Es bedarf schon der Verständnisses, der Hingabe, um die Region lieb zu gewinnen, die in der Hauptsache bis heute ein Bauernland mit eigenständigen Sitten und Bräuchen geblieben ist.
Alte Traditionen verkörpert auch die Baukultur. Auf den Höfen herrscht das Niederdeutsche Hallenhaus vor. Die Häuser wurden mit reich verzierten Giebeltrapezen errichtet. Eine Besonderheit gibt es noch: Kaum in einer anderen Landschaft deutschen Sprachgebietes finden sich Bauwerke solcher Einzigartigkeit wie die Glockentürme und die Friedhofsmauer in Ludwigslust oder die Bauernstellen und Büdnereien in Bresegard, Glaisin und Strohkirchen.

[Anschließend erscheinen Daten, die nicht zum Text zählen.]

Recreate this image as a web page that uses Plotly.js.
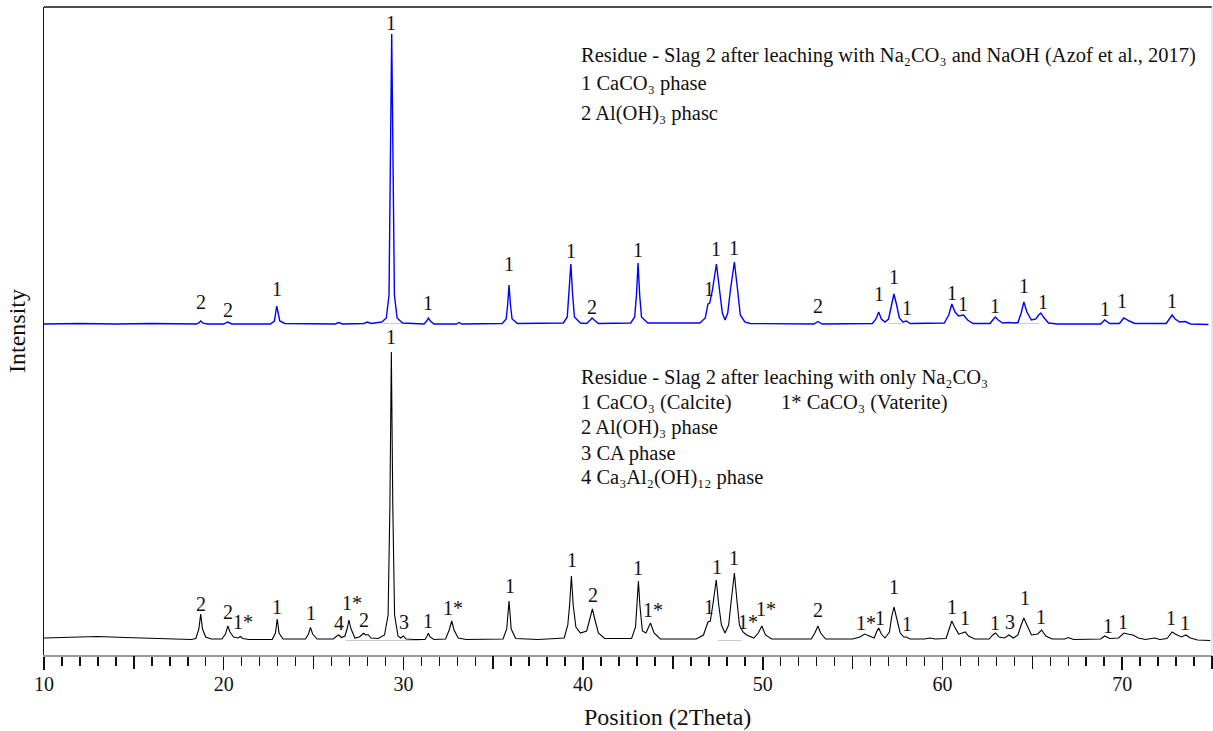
<!DOCTYPE html>
<html>
<head>
<meta charset="utf-8">
<script src="https://cdn.plot.ly/plotly-3.0.1.min.js"></script>
<style>html,body{margin:0;padding:0;background:#fff;}#chart{width:1213px;height:731px;}</style>
</head>
<body>
<div id="chart"></div>
<script>
// ---- Upper pattern (blue): leaching with Na2CO3 and NaOH ----
const blueX = [10,12,14,16,18.45,18.6,18.72,18.85,19.1,20.0,20.22,20.45,22.6,22.82,22.9,22.95,23.02,23.12,23.4,26.2,26.4,26.6,27.8,28.0,28.2,28.8,29.05,29.2,29.28,29.35,29.42,29.5,29.65,29.95,31.15,31.3,31.39,31.5,31.7,32.95,33.1,33.25,35.5,35.72,35.8,35.88,35.96,36.05,36.35,38.9,39.12,39.22,39.32,39.42,39.52,39.85,40.2,40.4,40.5,40.62,40.85,42.65,42.87,42.97,43.06,43.15,43.25,43.6,46.5,46.8,46.95,47.05,47.2,47.42,47.6,47.75,47.9,48.05,48.2,48.42,48.6,48.75,49.0,49.3,52.85,53.07,53.3,56.1,56.3,56.45,56.6,56.8,57.0,57.15,57.3,57.45,57.6,57.8,57.99,58.2,60.1,60.35,60.52,60.7,60.9,61.17,61.4,61.7,62.65,62.8,62.94,63.1,63.35,63.7,64.0,64.2,64.38,64.53,64.7,64.95,65.2,65.35,65.48,65.62,65.9,66.4,68.8,69.03,69.3,69.85,70.09,70.4,70.7,72.45,72.65,72.78,72.95,73.2,73.52,73.8,74.8];
const blueY = [331,331.5,331,331.5,331,331.8,334,331.8,331,331,333,331,331,334,343,349,343,334,331.5,331,332.5,331,331.5,333,331.5,333,337,360,500,621,500,360,337,332,331,334,337,334,331,331,332.5,331,331.5,336,350,370,350,336,331.5,332,338,360,391,360,338,332,331.5,335,337,335,331.5,332,338,360,392,360,338,332,332,337,351,352,365,391,365,342,335,342,365,393,365,340,333,331.5,331,333.5,331,331.5,336,343,336,333,336,350,361,350,337,333,334,331.5,332,340,351,343,339,340,335,331.5,331.5,335,338,335,332,332.5,332,332.5,342,353,343,335,336,340,342,338,332,331,331,335,331.5,331.5,337,334,331.5,331.5,336,340,336,333,333.5,331,330.5];

// ---- Lower pattern (black): leaching with only Na2CO3 ----
const blackX = [10,11.5,13,14.5,16,18.2,18.45,18.62,18.72,18.82,19.0,19.3,19.9,20.1,20.23,20.35,20.55,20.8,20.93,21.05,21.4,22.7,22.88,22.98,23.08,23.3,24.55,24.72,24.83,24.95,25.2,26.1,26.3,26.41,26.55,26.75,26.88,26.97,27.07,27.3,27.55,27.79,27.9,28.03,28.2,28.6,28.95,29.15,29.25,29.33,29.41,29.51,29.7,29.85,30.0,30.15,30.6,31.2,31.32,31.39,31.48,31.7,32.35,32.55,32.69,32.82,33.05,33.5,35.55,35.75,35.88,36.0,36.25,37.5,38.5,38.95,39.15,39.25,39.35,39.45,39.6,39.85,40.2,40.38,40.52,40.65,40.85,41.2,42.7,42.92,43.0,43.08,43.16,43.3,43.5,43.75,43.95,44.3,46.3,46.7,46.95,47.08,47.22,47.41,47.55,47.7,47.9,48.1,48.25,48.42,48.56,48.7,48.9,49.1,49.5,49.75,49.95,50.15,50.5,52.7,52.9,53.07,53.22,53.5,55.0,55.4,55.67,55.9,56.2,56.33,56.45,56.6,56.8,57.05,57.17,57.3,57.45,57.65,57.85,57.99,58.2,59.0,59.3,59.6,60.2,60.38,60.52,60.68,60.9,61.1,61.27,61.45,61.8,62.6,62.8,62.96,63.15,63.45,63.7,63.95,64.2,64.38,64.53,64.7,64.95,65.3,65.52,65.75,66.1,66.8,67.0,67.3,68.8,69.03,69.3,69.8,70.1,70.3,70.6,70.9,71.3,71.8,72.1,72.5,72.68,72.78,72.95,73.3,73.54,73.8,74.2,74.9];
const blackY = [17,18,18.5,17.5,16.5,15.5,16.5,26,41,26,18,16,16,21,29,23,18,17,18.5,16.5,15.5,15.5,22,36,22,16,16,21,27.7,21,16,16,19,20,17.5,19,27,35,27,17,18,21.7,20,20.5,17,16.5,20,40,150,303,150,40,19,17,19,16,15.5,15.5,19,21.7,18,15.5,16,25,34,25,17,15.5,16,26,54,26,16.5,15.5,16.5,17,30,50,79,50,28,22,24,36,46,36,22,16.5,16.5,28,50,74,50,24,22,32,22,16,16,20,33,34,50,75,50,30,22,30,55,82,55,30,23,20,17,22,29,20,16,16,22,29,22,16,16,18,21,19,17,23,27,21,17,23,38,48,36,22,18,18,16,16,17,16,16.5,26,34,28,21,22,23,19,16,16,20,22,18,17,20,17,20,30,37,30,20,21,25,19,16,16,17.5,15.5,16,19,16.5,17,22,21,20,17,15.5,17,15.5,16.5,21,23,21,18,20,17,15,14.5];

// ---- Faint background segments drawn under some peaks (null = gap) ----
const bgBlueX = [28.9,29.9,null,57.0,57.9,null,64.1,65.4];
const bgBlueY = [331.5,331.5,null,331.5,331.5,null,331.5,331.5];
const bgBlackX = [26.8,30.9,null,47.5,48.8];
const bgBlackY = [14.5,14.5,null,14.5,14.5];

// ---- Peak labels ----
const blueLblX = [18.72,20.22,22.95,29.33,31.39,35.88,39.32,40.52,43.06,47.0,47.42,48.42,53.07,56.47,57.3,58.0,60.55,61.17,62.94,64.53,65.59,69.03,69.97,72.78];
const blueLblY = [353,345,366,632,352,391,404,348,405,366,406,407,349,361,378,347,362,351,349,369,353,346,354,354];
const blueLblT = ['2','2','1','1','1','1','1','2','1','1','1','1','2','1','1','1','1','1','1','1','1','1','1','1'];

const blackLblX = [18.72,20.22,21.06,22.97,24.84,26.41,27.12,27.83,29.33,30.04,31.39,32.78,35.92,39.37,40.54,43.06,43.87,47.0,47.43,48.4,49.18,50.17,53.09,55.72,56.5,57.31,58.02,60.55,61.28,62.95,63.74,64.57,65.5,69.2,70.07,72.74,73.48];
const blackLblY = [51,43,33,48,42,32,52,35,318,33,34,47,69,95,60,87,45,48,88,97,33,46,45,32,37,68,31,48,37,32,33,57,38,29,33,37,32];
const blackLblT = ['2','2','1*','1','1','4','1*','2','1','3','1','1*','1','1','2','1','1*','1','1','1','1*','1*','2','1*','1','1','1','1','1','1','3','1','1','1','1','1','1'];

// ---- Legend texts ----
const legendText = [
  'Residue - Slag 2 after leaching with Na₂CO₃ and NaOH (Azof et al., 2017)',
  '1 CaCO₃ phase',
  '2 Al(OH)₃ phasc',
  'Residue - Slag 2 after leaching with only Na₂CO₃',
  '1 CaCO₃ (Calcite)',
  '1* CaCO₃ (Vaterite)',
  '2 Al(OH)₃ phase',
  '3 CA phase',
  '4 Ca₃Al₂(OH)₁₂ phase'
];
const legendX = [39.8,39.8,39.8,39.8,39.8,50.93,39.8,39.8,39.8];
const legendY = [600,572,542,278,253,253,228,202,178];

// ---- Axis ticks ----
const labelTicks = [10,20,30,40,50,60,70];
const midTicks = [15,25,35,45,55,65,75];

const FONT = 'Liberation Serif, Times New Roman, serif';

const annotations = [];
blueLblX.forEach((x,i)=>annotations.push({x:x,y:blueLblY[i],text:blueLblT[i],xref:'x',yref:'y',showarrow:false,xanchor:'center',yanchor:'middle',font:{family:FONT,size:20,color:'#111'}}));
blackLblX.forEach((x,i)=>annotations.push({x:x,y:blackLblY[i],text:blackLblT[i],xref:'x',yref:'y',showarrow:false,xanchor:'center',yanchor:'middle',font:{family:FONT,size:20,color:'#111'}}));
legendText.forEach((t,i)=>annotations.push({x:legendX[i],y:legendY[i],text:t,xref:'x',yref:'y',showarrow:false,xanchor:'left',yanchor:'middle',align:'left',font:{family:FONT,size:20.5,color:'#111'}}));
// x-axis title (sits right of centre in the reference)
annotations.push({x:44.7,y:-0.0957,xref:'x',yref:'paper',text:'Position (2Theta)',showarrow:false,xanchor:'center',yanchor:'middle',font:{family:FONT,size:24,color:'#111'}});

const traces = [
  {x:bgBlueX,y:bgBlueY,type:'scatter',mode:'lines',line:{color:'#c8c8ee',width:1},hoverinfo:'skip',connectgaps:false},
  {x:bgBlackX,y:bgBlackY,type:'scatter',mode:'lines',line:{color:'#c8c8c8',width:1},hoverinfo:'skip',connectgaps:false},
  {x:blueX,y:blueY,type:'scatter',mode:'lines',line:{color:'#0000ff',width:1.4},hoverinfo:'skip'},
  {x:blackX,y:blackY,type:'scatter',mode:'lines',line:{color:'#000000',width:1.1},hoverinfo:'skip'},
  {x:[],y:[],type:'scatter',mode:'lines',xaxis:'x2',yaxis:'y',hoverinfo:'skip'}
];

const layout = {
  width:1213,height:731,
  margin:{l:44,r:1,t:7,b:76},
  paper_bgcolor:'#fff',plot_bgcolor:'#fff',
  showlegend:false,
  font:{family:FONT,color:'#111'},
  xaxis:{
    range:[10,75],showgrid:false,zeroline:false,
    showline:true,linecolor:'#9a9a9a',linewidth:1.5,
    tickmode:'array',tickvals:labelTicks,ticktext:labelTicks.map(String),
    ticks:'outside',ticklen:13,tickwidth:1.5,tickcolor:'#111',ticklabelstandoff:-3,
    tickfont:{family:FONT,size:20,color:'#111'},
    minor:{tickmode:'linear',tick0:10,dtick:1,ticks:'outside',ticklen:9,tickwidth:1.5,tickcolor:'#111',showgrid:false}
  },
  xaxis2:{
    overlaying:'x',anchor:'y',side:'bottom',range:[10,75],
    showgrid:false,zeroline:false,showline:false,showticklabels:false,
    tickmode:'array',tickvals:midTicks,ticks:'outside',ticklen:13,tickwidth:1.5,tickcolor:'#111'
  },
  yaxis:{
    range:[0,648],showgrid:false,zeroline:false,
    showline:true,linecolor:'#111',linewidth:1.5,
    showticklabels:false,ticks:'',
    title:{text:'Intensity',font:{family:FONT,size:24,color:'#111'},standoff:10}
  },
  shapes:[
    {type:'line',xref:'paper',yref:'paper',x0:0,x1:1,y0:1,y1:1,line:{color:'#111',width:1.5}},
    {type:'line',xref:'paper',yref:'paper',x0:1,x1:1,y0:0,y1:1,line:{color:'#cccccc',width:1}}
  ],
  annotations:annotations
};

Plotly.newPlot('chart',traces,layout,{staticPlot:true,displayModeBar:false});
</script>
</body>
</html>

Hier fand der Klump Verwendung beim Bau von Mauern und Häusern. Die charakteristischen Bauten prägen die Griese Gegend und machen sie zusätzlich reizvoll. Der Klump, der zur Ausfüllung des Fachwerks diente und dem Gebäude ein unverwechselbares Muster verlieh, ist Raseneisenstein, Eisenerz also, das reichhaltig in den torfig-feuchten Niederungen und Bachtälern nahe der Oberfläche vorkommt.
So lockt die Griese Gegend erhaben mit ihrer herben Schönheit: den stillen Wäldern in der grauen Ebene, in der im Herbst rosa das Heidekraut blüht, den Mooren mit Wollgras und Preiselbeeren, den Erlenbrüchen und Eichenhorsten. Schwermütige Düneneinsamkeit lädt ein zum Wandern und Verweilen.